Numerous studies have shown that bone repair is promoted via manipulation of Notch signaling activity. Previous studies have shown that Notch signaling regulates both endochondral and intramembranous bone healing in experimental models of fracture healing.⁴⁶ Recently, a genetic model study reported the requirement for Notch and bone-marrow–derived MSCs in fracture repair. Wang et al⁴⁷ performed nonstabilized and stabilized fracture models in Notch-deficient mice with targeted deletion of RBPjκ in skeletal progenitors. They found reduced Notch signaling in bone-marrow–derived MSCs, and the subsequent depletion of this population leads to fracture nonunion. Our previous study found that Notch activation by Jagged1 in human bone-marrow–derived MSCs decreases cellular senescence and cell-cycle arrest, therefore allograft transplantation with Notch activation of a human bone-marrow–derived MSC sheet significantly enhances callus formation and biomechanical properties.⁴⁸ In contrast, a single administration of γ-secretase inhibitors coupled with the effects on MSC accelerates bone repair in a mouse tibial fracture model. This can be explained by the increase of osteoclastogenesis and enhancement of bone remodeling via inhibited Notch signaling.⁴⁹ Interestingly, when a transgenic mouse model [MX dynamin like GTPase 1 (Mx1)-Cre; dn Mastermind-like f/−] is performed to impair RBPjκ-mediated canonical Notch signaling, increased bone volume fraction and trabecular thickness are observed.⁵⁰ These findings suggest that Notch signaling plays a critical and complex role in bone tissue repair.

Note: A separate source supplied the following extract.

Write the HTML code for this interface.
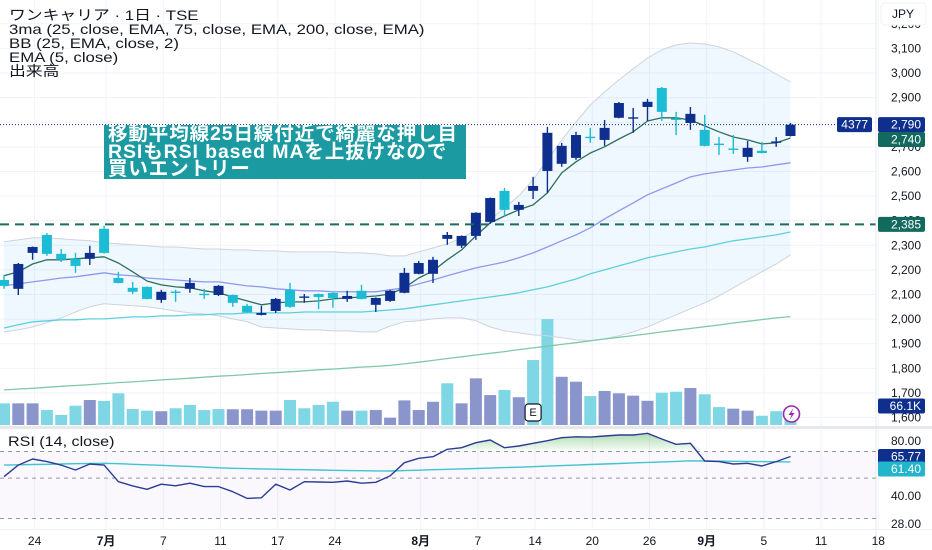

Notch Signaling and Angiogenesis

Angiogenesis is critical for skeletal tissue regeneration, and impaired angiogenesis will lead to poor skeletal tissue regeneration. In addition to osteoblasts, osteoclasts, and chondrocytes, endothelial cells also greatly influence skeletal tissue regeneration. Skeletal tissue regeneration in the absence of endothelial cells will affect bone morphology, length, and mass. Endothelial progenitor cells are a specialized subset of immature cells circulating in adult bone marrow and peripheral circulation with the ability to differentiate into mature endothelial cells. A cell lineage tracing study showed that immature endothelial precursors in the coupled vascular invasion are essential to endochondral bone repair.⁵¹

Notch signaling also plays an important and complex role in angiogenesis. It has been reported that Notch signaling directly or indirectly regulates angiogenesis through receptors for vascular endothelial growth factor.52, 53 In a murine retinal model, it was suggested that Delta-like 4 acts downstream of vascular endothelial growth factor as a negative regulator on vascular endothelial growth factor–mediated angiogenesis.⁵⁴ Another in vitro study showed Notch ligand Jagged1 is a potent proangiogenic regulator that antagonizes Delta-like 4–mediated Notch signaling in angiogenesis.⁵⁵ Recent studies by Ramasamy et al⁵⁶ found genetic disruption of Notch signaling in mice damages bone vessel morphology and growth, and reduces osteogenesis, resulting in shorter long bones and loss of trabecular bone. In addition, Liao et al⁵⁷ showed that bone morphogenetic protein 9 up-regulates the expression of NICD1 and angiogenic regulator vascular endothelial growth factor-α in mouse adipose-derived progenitor cells when used for ectopic bone formation, which was blocked effectively by dominant-negative Notch1 (Figure 2).

Figure 2.

Notch effect on angiogenesis. Delta-like (Dll) 4 negatively regulates vascular endothelial growth factor (VEGF)-mediated angiogenesis, while Jagged1 is a proangiogenic regulator that antagonizes Dll4-mediated Notch signaling in angiogenesis. Notch intracellular domain (NICD1) enhances bone morphogenetic protein (BMP)-induced angiogenesis.

Conclusions

Notch signaling plays an important and complex role in skeletal tissue development and regeneration. The regulations of Notch signaling in osteogenesis, osteoclastogenesis, and angiogenesis processes are cell-context–dependent via direct or indirect mechanisms. Because Notch signaling is the key factor for the coupling of osteogenesis and angiogenesis in skeletal repair, targeting Notch signaling may be an efficient way to develop novel therapeutic options for bone tissue regeneration.